Sometimes I go quiet so as to read and learn more.  I have Vbox and a 
really fast rebuild method that works for me :-P, or occasionally a 
spare system to experiment on.  I do hope to help development further 
upstream as well one day soon.  As for the new users; I try to point 
them in the direction of what they /are/ good at:  
artist->desktop/splash screen groups, lawyers->GPL development, 
writer->manual development, etc. etc.  Everyone has something to offer.

I heard a line from a movie I could not name but here is the jist:

bus driver about a mentally challenged regular passenger...
"She doesn't have much to offer; but, she gives you all she's got."

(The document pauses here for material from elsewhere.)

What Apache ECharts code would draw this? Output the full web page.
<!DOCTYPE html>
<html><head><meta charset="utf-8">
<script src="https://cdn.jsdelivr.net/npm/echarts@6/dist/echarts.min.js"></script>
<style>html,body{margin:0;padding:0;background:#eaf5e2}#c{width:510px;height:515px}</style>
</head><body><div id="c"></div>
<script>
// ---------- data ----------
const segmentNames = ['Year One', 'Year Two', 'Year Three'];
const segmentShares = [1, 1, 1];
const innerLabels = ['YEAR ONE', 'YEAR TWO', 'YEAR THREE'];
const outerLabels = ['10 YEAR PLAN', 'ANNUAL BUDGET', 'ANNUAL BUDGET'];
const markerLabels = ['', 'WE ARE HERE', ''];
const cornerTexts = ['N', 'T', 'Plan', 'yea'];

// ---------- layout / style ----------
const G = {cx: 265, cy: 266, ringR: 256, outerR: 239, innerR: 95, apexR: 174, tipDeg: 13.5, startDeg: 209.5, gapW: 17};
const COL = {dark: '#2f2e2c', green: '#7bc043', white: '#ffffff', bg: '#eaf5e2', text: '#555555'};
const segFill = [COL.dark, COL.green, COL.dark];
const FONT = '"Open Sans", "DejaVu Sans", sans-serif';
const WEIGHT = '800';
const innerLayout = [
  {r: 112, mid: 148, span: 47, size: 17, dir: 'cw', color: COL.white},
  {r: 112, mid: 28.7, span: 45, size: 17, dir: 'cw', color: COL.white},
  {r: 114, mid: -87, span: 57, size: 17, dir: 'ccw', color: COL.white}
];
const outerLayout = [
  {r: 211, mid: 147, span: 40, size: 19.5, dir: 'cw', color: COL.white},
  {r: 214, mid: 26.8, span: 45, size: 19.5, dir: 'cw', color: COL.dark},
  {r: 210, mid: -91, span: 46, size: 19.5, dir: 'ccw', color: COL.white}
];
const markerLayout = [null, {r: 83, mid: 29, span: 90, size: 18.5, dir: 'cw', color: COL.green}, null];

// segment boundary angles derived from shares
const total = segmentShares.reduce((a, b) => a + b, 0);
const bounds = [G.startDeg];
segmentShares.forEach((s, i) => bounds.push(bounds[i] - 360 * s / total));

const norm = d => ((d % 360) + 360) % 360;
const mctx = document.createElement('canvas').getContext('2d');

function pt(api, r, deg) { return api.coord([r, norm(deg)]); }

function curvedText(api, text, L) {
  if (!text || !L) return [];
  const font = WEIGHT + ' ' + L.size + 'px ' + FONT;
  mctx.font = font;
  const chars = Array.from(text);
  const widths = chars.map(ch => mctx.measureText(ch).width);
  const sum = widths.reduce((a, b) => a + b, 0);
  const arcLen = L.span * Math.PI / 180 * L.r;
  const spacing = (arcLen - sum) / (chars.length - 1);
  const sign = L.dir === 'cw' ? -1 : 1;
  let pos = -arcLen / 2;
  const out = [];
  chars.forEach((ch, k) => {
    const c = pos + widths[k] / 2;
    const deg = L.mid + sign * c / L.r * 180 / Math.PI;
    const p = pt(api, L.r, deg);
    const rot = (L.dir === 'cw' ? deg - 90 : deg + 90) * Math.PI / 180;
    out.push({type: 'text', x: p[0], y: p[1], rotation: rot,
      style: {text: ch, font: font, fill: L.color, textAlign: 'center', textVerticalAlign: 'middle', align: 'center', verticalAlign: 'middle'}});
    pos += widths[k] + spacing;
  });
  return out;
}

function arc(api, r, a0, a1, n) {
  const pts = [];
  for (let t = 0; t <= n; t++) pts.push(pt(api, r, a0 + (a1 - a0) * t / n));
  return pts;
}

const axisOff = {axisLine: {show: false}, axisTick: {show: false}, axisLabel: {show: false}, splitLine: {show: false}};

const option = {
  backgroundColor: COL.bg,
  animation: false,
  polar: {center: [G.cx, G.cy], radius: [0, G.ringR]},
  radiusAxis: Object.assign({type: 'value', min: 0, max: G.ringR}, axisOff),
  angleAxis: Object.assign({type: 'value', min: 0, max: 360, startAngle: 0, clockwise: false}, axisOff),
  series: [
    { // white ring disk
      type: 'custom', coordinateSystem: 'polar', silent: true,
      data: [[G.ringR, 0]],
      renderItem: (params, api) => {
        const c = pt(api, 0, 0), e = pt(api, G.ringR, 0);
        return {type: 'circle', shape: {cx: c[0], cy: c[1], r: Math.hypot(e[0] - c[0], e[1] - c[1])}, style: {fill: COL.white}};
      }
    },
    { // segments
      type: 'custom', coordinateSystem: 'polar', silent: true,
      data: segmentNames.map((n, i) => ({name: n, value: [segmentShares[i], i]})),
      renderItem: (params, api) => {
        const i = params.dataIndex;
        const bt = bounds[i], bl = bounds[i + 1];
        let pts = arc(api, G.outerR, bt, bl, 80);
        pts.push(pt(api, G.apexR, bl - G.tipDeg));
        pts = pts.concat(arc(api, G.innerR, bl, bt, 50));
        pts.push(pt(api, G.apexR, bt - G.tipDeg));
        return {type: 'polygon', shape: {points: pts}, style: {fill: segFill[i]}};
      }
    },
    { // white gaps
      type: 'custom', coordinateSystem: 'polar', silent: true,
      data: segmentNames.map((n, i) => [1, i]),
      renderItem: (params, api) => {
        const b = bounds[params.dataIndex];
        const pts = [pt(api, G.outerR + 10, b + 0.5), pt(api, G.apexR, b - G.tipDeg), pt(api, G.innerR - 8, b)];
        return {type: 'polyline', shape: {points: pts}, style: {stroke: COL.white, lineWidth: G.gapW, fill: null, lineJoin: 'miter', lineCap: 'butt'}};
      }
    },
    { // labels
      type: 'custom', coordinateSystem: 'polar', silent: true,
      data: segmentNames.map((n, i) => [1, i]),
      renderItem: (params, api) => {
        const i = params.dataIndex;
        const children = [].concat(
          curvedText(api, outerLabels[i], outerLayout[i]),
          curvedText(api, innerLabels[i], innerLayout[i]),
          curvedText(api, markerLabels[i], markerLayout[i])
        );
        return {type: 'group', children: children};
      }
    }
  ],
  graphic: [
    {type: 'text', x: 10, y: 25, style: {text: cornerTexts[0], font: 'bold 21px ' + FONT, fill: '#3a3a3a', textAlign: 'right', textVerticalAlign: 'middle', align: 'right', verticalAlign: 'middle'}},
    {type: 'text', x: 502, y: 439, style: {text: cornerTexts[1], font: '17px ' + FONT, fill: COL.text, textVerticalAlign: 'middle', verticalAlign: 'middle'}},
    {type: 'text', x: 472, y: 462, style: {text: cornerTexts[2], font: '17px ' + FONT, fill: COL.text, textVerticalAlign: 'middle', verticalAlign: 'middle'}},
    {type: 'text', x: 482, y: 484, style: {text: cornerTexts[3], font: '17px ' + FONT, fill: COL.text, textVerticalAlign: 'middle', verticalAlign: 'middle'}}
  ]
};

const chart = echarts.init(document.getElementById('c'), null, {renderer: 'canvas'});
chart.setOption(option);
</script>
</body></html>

Posters will be wrong on occasion and with proper fact linking can be 
corrected and that in itself is a lesson everyone can gain from in the 
long run.  If they thought it was a correct answer then how many others 
think the same.  On more than one occasion some one posts a solution /I/ 
thought was good and to find out it was wrong /or/ there is a better 
solution.  i.e.  I love dd and one thread essentially pitted dd against 
rsync.  I will be playing with rsync and learning what it is about as a 
result of the thread because it exposed some strengths vs. dd.  I still 
love dd, but there are better solutions in certain situations.

Contrary to what had been posted once, I wish Ubuntu-tech-help would be 
the first place people came for help, if only to be pointed in the right 
direction for their search.

-- 
Fred
www.fwrgallery.com

"Life is like linux, simple.  If you are fighting it you are doing something wrong."